→ Challenge: Repeat the data that follows, word for word, without the images.

'''

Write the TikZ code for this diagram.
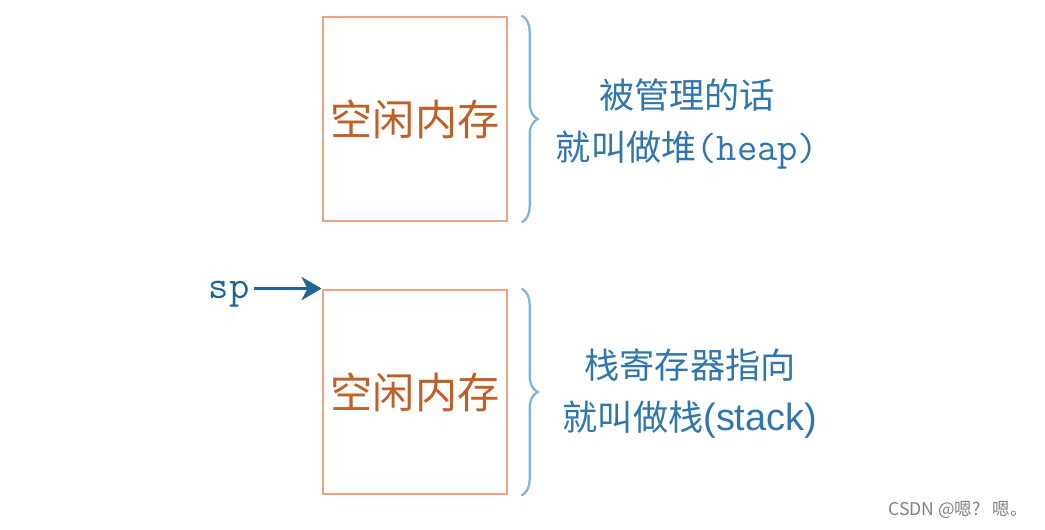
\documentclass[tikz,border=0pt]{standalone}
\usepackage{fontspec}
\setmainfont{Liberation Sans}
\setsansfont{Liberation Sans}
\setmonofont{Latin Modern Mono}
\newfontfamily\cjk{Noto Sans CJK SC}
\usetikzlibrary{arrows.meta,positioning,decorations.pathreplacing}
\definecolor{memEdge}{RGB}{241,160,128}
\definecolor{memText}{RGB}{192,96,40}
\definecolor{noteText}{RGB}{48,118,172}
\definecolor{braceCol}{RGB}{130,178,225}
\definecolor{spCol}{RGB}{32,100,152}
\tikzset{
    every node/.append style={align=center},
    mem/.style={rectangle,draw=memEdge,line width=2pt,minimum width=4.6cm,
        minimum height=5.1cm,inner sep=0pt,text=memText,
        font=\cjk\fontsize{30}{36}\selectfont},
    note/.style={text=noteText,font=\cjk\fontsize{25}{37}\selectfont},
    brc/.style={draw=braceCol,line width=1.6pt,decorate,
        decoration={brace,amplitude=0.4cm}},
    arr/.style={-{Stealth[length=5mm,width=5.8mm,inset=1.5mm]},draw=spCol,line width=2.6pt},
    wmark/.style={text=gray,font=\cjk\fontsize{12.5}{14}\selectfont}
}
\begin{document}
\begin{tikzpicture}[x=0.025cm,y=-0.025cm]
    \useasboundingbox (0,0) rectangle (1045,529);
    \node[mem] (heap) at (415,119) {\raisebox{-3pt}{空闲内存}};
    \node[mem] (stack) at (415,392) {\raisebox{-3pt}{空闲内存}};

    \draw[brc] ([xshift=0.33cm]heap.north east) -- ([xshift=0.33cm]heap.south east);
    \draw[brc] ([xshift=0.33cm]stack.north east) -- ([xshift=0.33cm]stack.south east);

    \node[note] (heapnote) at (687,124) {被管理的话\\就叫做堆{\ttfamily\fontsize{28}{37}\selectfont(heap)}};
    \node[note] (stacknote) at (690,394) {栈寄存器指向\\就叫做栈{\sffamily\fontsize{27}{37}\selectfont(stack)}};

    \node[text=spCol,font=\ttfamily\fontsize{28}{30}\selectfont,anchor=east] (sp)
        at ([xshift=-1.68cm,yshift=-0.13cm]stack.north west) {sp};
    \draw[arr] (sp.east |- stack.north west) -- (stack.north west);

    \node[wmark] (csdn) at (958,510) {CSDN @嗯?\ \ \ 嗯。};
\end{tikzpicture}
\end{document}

'''

→ Output of the task:
Write the TikZ code for this diagram.
\documentclass[tikz,border=0pt]{standalone}
\usepackage{fontspec}
\setmainfont{Liberation Sans}
\setsansfont{Liberation Sans}
\setmonofont{Latin Modern Mono}
\newfontfamily\cjk{Noto Sans CJK SC}
\usetikzlibrary{arrows.meta,positioning,decorations.pathreplacing}
\definecolor{memEdge}{RGB}{241,160,128}
\definecolor{memText}{RGB}{192,96,40}
\definecolor{noteText}{RGB}{48,118,172}
\definecolor{braceCol}{RGB}{130,178,225}
\definecolor{spCol}{RGB}{32,100,152}
\tikzset{
    every node/.append style={align=center},
    mem/.style={rectangle,draw=memEdge,line width=2pt,minimum width=4.6cm,
        minimum height=5.1cm,inner sep=0pt,text=memText,
        font=\cjk\fontsize{30}{36}\selectfont},
    note/.style={text=noteText,font=\cjk\fontsize{25}{37}\selectfont},
    brc/.style={draw=braceCol,line width=1.6pt,decorate,
        decoration={brace,amplitude=0.4cm}},
    arr/.style={-{Stealth[length=5mm,width=5.8mm,inset=1.5mm]},draw=spCol,line width=2.6pt},
    wmark/.style={text=gray,font=\cjk\fontsize{12.5}{14}\selectfont}
}
\begin{document}
\begin{tikzpicture}[x=0.025cm,y=-0.025cm]
    \useasboundingbox (0,0) rectangle (1045,529);
    \node[mem] (heap) at (415,119) {\raisebox{-3pt}{空闲内存}};
    \node[mem] (stack) at (415,392) {\raisebox{-3pt}{空闲内存}};

    \draw[brc] ([xshift=0.33cm]heap.north east) -- ([xshift=0.33cm]heap.south east);
    \draw[brc] ([xshift=0.33cm]stack.north east) -- ([xshift=0.33cm]stack.south east);

    \node[note] (heapnote) at (687,124) {被管理的话\\就叫做堆{\ttfamily\fontsize{28}{37}\selectfont(heap)}};
    \node[note] (stacknote) at (690,394) {栈寄存器指向\\就叫做栈{\sffamily\fontsize{27}{37}\selectfont(stack)}};

    \node[text=spCol,font=\ttfamily\fontsize{28}{30}\selectfont,anchor=east] (sp)
        at ([xshift=-1.68cm,yshift=-0.13cm]stack.north west) {sp};
    \draw[arr] (sp.east |- stack.north west) -- (stack.north west);

    \node[wmark] (csdn) at (958,510) {CSDN @嗯?\ \ \ 嗯。};
\end{tikzpicture}
\end{document}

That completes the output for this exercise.